I was momentarily distracted by the big soviet till at the end of the lunch line. 










My guide mentioned how long we’d been here, and we agreed it would be best to move on. I took one more photograph of the masks almost in disbelief, and left.


----------



## KingLewis92 (Jun 12, 2011)

Again, Amazing Pictures
Your Reports Never Fail To Impress


----------



## King Al (Jun 12, 2011)

Another superb post UX, fantastic pics, looks like there's loads of fascinating artefacts in there


----------



## gingrove (Jun 12, 2011)

Fantastic pictures of an epic trip well done


----------



## klempner69 (Jun 12, 2011)

Subject apart,you take a damn good picture.


----------



## maximus (Jun 12, 2011)

excellent as always!!


Very haunting places these are,captured beautifully


----------



## UrbanX (Jun 12, 2011)

Cheers for the comments guys! Means a lot


----------



## Em_Ux (Jun 13, 2011)

As usual love the report 

Some really interesting finds. Must of really added to the explore.

Look forward to hearing more!


----------



## tommo (Jun 14, 2011)

another great set of pics fella, the Literature left behind is fantastic


----------



## davidralph (Jun 15, 2011)

Love it. Such detail.


----------



## Snips86x (Jun 17, 2011)

You images never fail to impress. I love reading your posts as you make your way around this city. Just makes you think off the horrors that followed the explotion and the panic too. Makes me feel like I was there.
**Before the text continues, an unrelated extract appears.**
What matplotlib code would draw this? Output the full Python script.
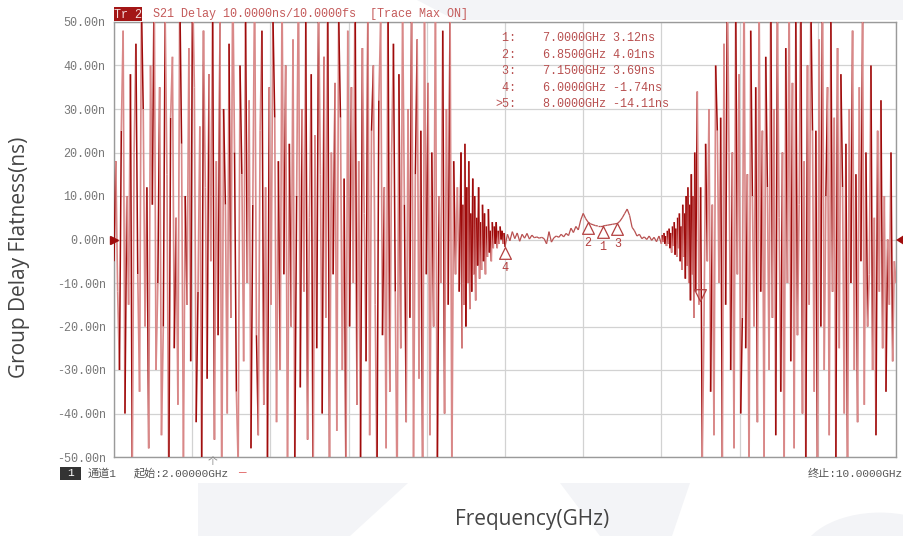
import numpy as np
import matplotlib.pyplot as plt
from matplotlib.patches import Polygon, Rectangle, Circle
from matplotlib.collections import LineCollection
from matplotlib.path import Path

# group delay flatness trace (ns)
left_vals = [-5, 18, -12, -30, 25, 48, -40, 10, -15, 38, -55, 20, 45, -8, -35, 55, 30, -20, 12, -48,
             40, 8, 62, -30, -10, 35, -45, -20, 52, 15, -58, 28, 42, -25, 5, -38, 58, 22, -50, 10,
             -15, 44, -28, 60, 35, -42, -12, 26, -55, 48, 12, -32, 38, -5, 56, -46, 18, -22, 50, -60,
             30, 8, -40, 45, -18, 62, 20, -35, -52, 40, 15, -28, 55, -10, 32, -48, 8, 60, -22, -45,
             25, 48, -38, 12, -58, 35, -15, 52, 28, -42, 18, -30, 58, -8, 40, -55, 22, -20, 46, -50,
             10, 62, -34, 30, -12, 50, -46, 5, 38, -60, 24, -25, 55, 15, -40, 42, -18, 60, -52, 20,
             -8, 36, -44, 52, 28, -30, 14, -58, 48, -20, 35, -10, 62, -38, 18, -50, 44, 6, -28, 56,
             -45, 25, 40, -15, -55, 32, 50, -22, 12, -48, 58, -35, 20, 45, -12, -60, 38, -25, 54, 8,
             -42, 30, -18, 60, -50, 15, 46, -32, 25, -55, 52, -8, 36, -45, 20, -20, 58, -58, 10, -10,
             48, -40, 30, -15, 55, -55, 18, -8, 12, -12]
decay_vals = [20, -25, 8, -15, 22, -20, 12, -10, 18, -16, 6, -12, 14, -8, 10, -14, 5, -6, 12, -9,
              4, -7, 8, -5, 6, -8, 3, -4, 7, -3, 2, -5, 4, -2, 3, -1, 4, -2, 2, -1, 3, 0, 2, -1, 1.5]
flat_vals = [-1.7, 1.2, -0.3, 1.8, 0.2, 1.5, -0.4, 1.2, 0.3, 1.4, 0.1, 1.0, 0.4, 0.6, 0.3, 0.5,
             0.2, -1.0, 1.8, -0.6, 0.4, 0.8, 0.5, 1.2, 0.6, 1.4, 0.9, 2.6, 1.6, 3.0, 2.2, 4.5,
             6.0, 4.8, 4.0, 3.6, 3.4, 3.2, 3.1, 3.1, 3.1, 3.2, 3.3, 3.4, 3.5, 3.6, 3.7, 4.2,
             5.0, 6.0, 7.0, 5.5, 2.8, 2.0, 0.8, 1.2, 0.2, 0.6, 0.0, 0.8, -0.2, 0.5, -0.5, 0.8, -1.0]
rise_vals = [1.0, -0.5, 1.5, -1, 0.8, -1.5, 2, -1, 2.5, -2, 1.5, -3, 3, -1.5, 4, -3.5, 2.5, -4, 5, -2,
             6, -5, 3, -7, 8, -4, 6, -9, 10, -6, 12, -10, 8, -14, 15, -8, 10, -18, 20, -12]
right_vals = [34, -15, 12, -50, -20, 22, -5, 30, -35, 8, -45, 40, 25, -10, 28, -52, 45, -15, 60, 20,
              -30, 20, -48, 55, -8, 38, -40, -18, 62, -25, 15, -55, 48, 10, -20, 35, -42, 58, -12, 25,
              -50, 42, 12, -30, 60, -18, 30, -45, 52, 5, -35, 20, -55, 44, -10, 58, -28, 36, -48, 50,
              -22, 8, 62, -40, 18, -52, 40, -15, 55, 25, -35, 25, -58, 46, -20, 60, -30, 10, 35, -45,
              50, -12, 28, -50, 44, -25, 38, 12, -40, 22, -55, 30, -10, 48, -30, 15, -42, 35, -5, 50,
              -38, 20, -20, -8, 40, -30, 5, -45, 25, -12, 32, -25, 10, -35, 0, -15, 20, -28, -5, -10]

# markers from the table
mk_names = ["1", "2", "3", "4", "5"]
mk_freq = [7.0, 6.85, 7.15, 6.0, 8.0]
mk_val = [3.12, 4.01, 3.69, -1.74, -14.11]

# linear sweep, piece by piece
freq = np.concatenate([
    np.linspace(2.0, 5.55, len(left_vals), endpoint=False),
    np.linspace(5.55, 6.0, len(decay_vals), endpoint=False),
    np.linspace(6.0, 7.6, len(flat_vals)),
    np.linspace(7.6, 7.95, len(rise_vals) + 1)[1:],
    np.linspace(7.95, 10.0, len(right_vals) + 1)[1:],
])
delay = np.concatenate([left_vals, decay_vals, flat_vals, rise_vals, right_vals]).astype(float)

W, H = 904, 536
fig = plt.figure(figsize=(W / 100, H / 100), dpi=100)


def fx(x):
    return x / W


def fy(y):
    return 1 - y / H


# faint watermark shapes behind everything
wm = '#f3f4f7'
for pts in [[(417, 0), (904, 0), (904, 20), (455, 20)],
            [(198, 483), (408, 483), (350, 536), (198, 536)],
            [(560, 483), (690, 483), (672, 536), (600, 536)]]:
    fig.patches.append(Polygon([(fx(a), fy(b)) for a, b in pts], closed=True,
                               transform=fig.transFigure, facecolor=wm, edgecolor='none', zorder=0))
fig.patches.append(Circle((fx(880), fy(560)), 80 / W, transform=fig.transFigure,
                          facecolor=wm, edgecolor='none', zorder=0))

ax = fig.add_axes([fx(114), fy(457), (896 - 114) / W, (457 - 22) / H])
ax.set_xlim(2, 10)
ax.set_ylim(-50, 50)
ax.set_xticks(np.linspace(2, 10, 11))
ax.set_yticks(np.arange(-50, 51, 10))
ax.grid(True, color='#d2d2d2', lw=0.9)
ax.set_axisbelow(True)
ax.tick_params(length=0, labelbottom=False)
ax.set_yticklabels(["%.2fn" % v for v in np.arange(-50, 51, 10)],
                   fontfamily='Liberation Mono', fontsize=8.5, color='#777777')
ax.tick_params(axis='y', pad=6)
for s in ax.spines.values():
    s.set_color('#9a9a9a')
    s.set_linewidth(1.0)

# trace: strokes drawn in a mix of dark and light reds like the instrument display
pts = np.column_stack([freq, delay])
segs = np.stack([pts[:-1], pts[1:]], axis=1)
f0, f1 = freq[:-1], freq[1:]
quiet = (f0 >= 6.0) & (f1 <= 7.6)
busy = ((f0 >= 5.55) & (f1 <= 6.0)) | ((f0 >= 7.6) & (f1 <= 7.95))
cols, lws = [], []
for i in range(len(segs)):
    if quiet[i]:
        cols.append('#b85050')
        lws.append(0.9)
    elif (busy[i] and i % 2 == 0) or i % 3 == 0:
        cols.append('#9e0a0a')
        lws.append(1.1)
    else:
        cols.append('#d98888')
        lws.append(1.2)
ax.add_collection(LineCollection(segs, colors=cols, linewidths=lws, zorder=3))

# marker triangles (apex on the trace)
up_tri = Path([(0, 0), (-0.5, -1), (0.5, -1), (0, 0)])
down_tri = Path([(0, 0), (-0.5, 1), (0.5, 1), (0, 0)])
mcol = '#b34040'
for n, f, v in zip(mk_names, mk_freq, mk_val):
    if n == "5":
        ax.plot(f, v, marker=down_tri, ms=17, mfc='none', mec=mcol, mew=0.9, zorder=4)
    else:
        ax.plot(f, v, marker=up_tri, ms=17, mfc='white', mec=mcol, mew=0.9, zorder=4)
        ax.annotate(n, (f, v), xytext=(0, -15), textcoords='offset points', ha='center',
                    va='center', fontfamily='Liberation Mono', fontsize=8.5, color=mcol, zorder=5)

# reference level arrows at 0
ax.plot(2, 0, marker='>', ms=6, color='#a00c0c', clip_on=False, zorder=6)
fig.patches.append(Polygon([(fx(896), fy(240)), (fx(904), fy(235)), (fx(904), fy(245))],
                           transform=fig.transFigure, facecolor='#a00c0c', edgecolor='none'))

# title bar
fig.patches.append(Rectangle((fx(114), fy(21)), 28 / W, 14 / H, transform=fig.transFigure,
                             facecolor='#a31616', edgecolor='none'))
mono = ['Liberation Mono', 'Noto Sans CJK SC']
fig.text(fx(128), fy(14.5), "Tr 2", ha='center', va='center', fontfamily=mono,
         fontsize=8.5, color='#f4dede')
fig.text(fx(153), fy(14.5), "S21 Delay 10.0000ns/10.0000fs  [Trace Max ON]", ha='left',
         va='center', fontfamily=mono, fontsize=8.5, color='#c45a5a')

# marker table
tab_y = [38, 55, 71, 88, 104]
for i, (n, f, v) in enumerate(zip(mk_names, mk_freq, mk_val)):
    lab = (">" if n == "5" else " ") + n + ":"
    fig.text(fx(495), fy(tab_y[i]), lab, ha='left', va='center', fontfamily=mono,
             fontsize=8.5, color='#b85050')
    fig.text(fx(543), fy(tab_y[i]), "%.4fGHz %.2fns" % (f, v), ha='left', va='center',
             fontfamily=mono, fontsize=8.5, color='#b85050')

# status row below the grid
fig.patches.append(Rectangle((fx(60), fy(480)), 21 / W, 13 / H, transform=fig.transFigure,
                             facecolor='#333333', edgecolor='none'))
fig.text(fx(70.5), fy(473.5), "1", ha='center', va='center', fontfamily=mono, fontsize=8,
         color='white')
fig.text(fx(88), fy(473.5), "通道1", ha='left', va='center', fontfamily=mono, fontsize=8,
         color='#555555')
fig.text(fx(134), fy(473.5), "起始:2.00000GHz", ha='left', va='center', fontfamily=mono,
         fontsize=8, color='#555555')
fig.text(fx(238), fy(473), "—", ha='left', va='center', fontfamily=mono, fontsize=9,
         color='#e06060')
fig.text(fx(903), fy(473.5), "终止:10.0000GHz", ha='right', va='center', fontfamily=mono,
         fontsize=8, color='#555555')
fig.text(fx(213), fy(461), "个", ha='center', va='center', fontfamily='Noto Sans CJK SC',
         fontsize=7, color='#888888')

# axis titles
fig.text(fx(20), fy(257), "Group Delay Flatness(ns)", rotation=90, ha='center', va='center',
         fontfamily='Open Sans', fontsize=15, color='#444444')
fig.text(fx(532), fy(520), "Frequency(GHz)", ha='center', va='center',
         fontfamily='Open Sans', fontsize=15, color='#444444')

fig.savefig('out.png', dpi=100)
Again, truley amazing shots!


----------



## Foxylady (Jun 17, 2011)

Wow, I love the topic book. Absolutely fascinating...and what beautiful handwriting. So many gems here. 
Fantastic report as always, Urb.


----------



## loxley (Jun 17, 2011)

wow wot a place to visit and take photos . . great pics by the way .


----------



## Saz123 (Jun 26, 2011)

what an amazing place and what amazing photos! well


----------



## nickso (Jul 25, 2011)

More great pics, really wish I had taken more when I was there.

We got told the gas masks in the hall were used by the liquidators, not the students.


----------



## UrbanX (Jul 25, 2011)

Not sure they were ever used at all. I assumed they were for community use in case of chemical attack from the west.
They are all laid out like they are from looters stealing the tiny amount of silver contained in the filters.


----------



## nickso (Jul 25, 2011)

Perhaps a bit of both then, the liquidators were supposedly looting the place too.


----------



## ImmortalShadow (Jul 25, 2011)

Outstanding report and photos as usual  very sad to see, though!


----------



## night crawler (Jul 26, 2011)

Your photo's dipict the desolation of the place, excillent report.


----------



## inceptionwave (Jul 26, 2011)

Excellent report, beautifully captured photo's. Would like to go there one day.


----------



## scribble (Jul 26, 2011)

Another brilliant report. I agree - a primary school would be very difficult to cope with. This high school must have been emotional enough. There is a charity based in the village next to ours which provides holidays etc for children affected by Chernoble.


----------



## UrbanX (Jul 26, 2011)

scribble said:


> Another brilliant report. I agree - a primary school would be very difficult to cope with. This high school must have been emotional enough. There is a charity based in the village next to ours which provides holidays etc for children affected by Chernoble.



Cheers dude! Yeah the kindergarten was a different kettle of fish. The report I'd on here and my site. 

I still don't know the actual status of the zone. According to Lupine travel it is closed. According to soloeast it's open. Weird.


----------



## spacepunk (Jul 28, 2011)

Emotional, spooky & poignant.Thanks for that.


----------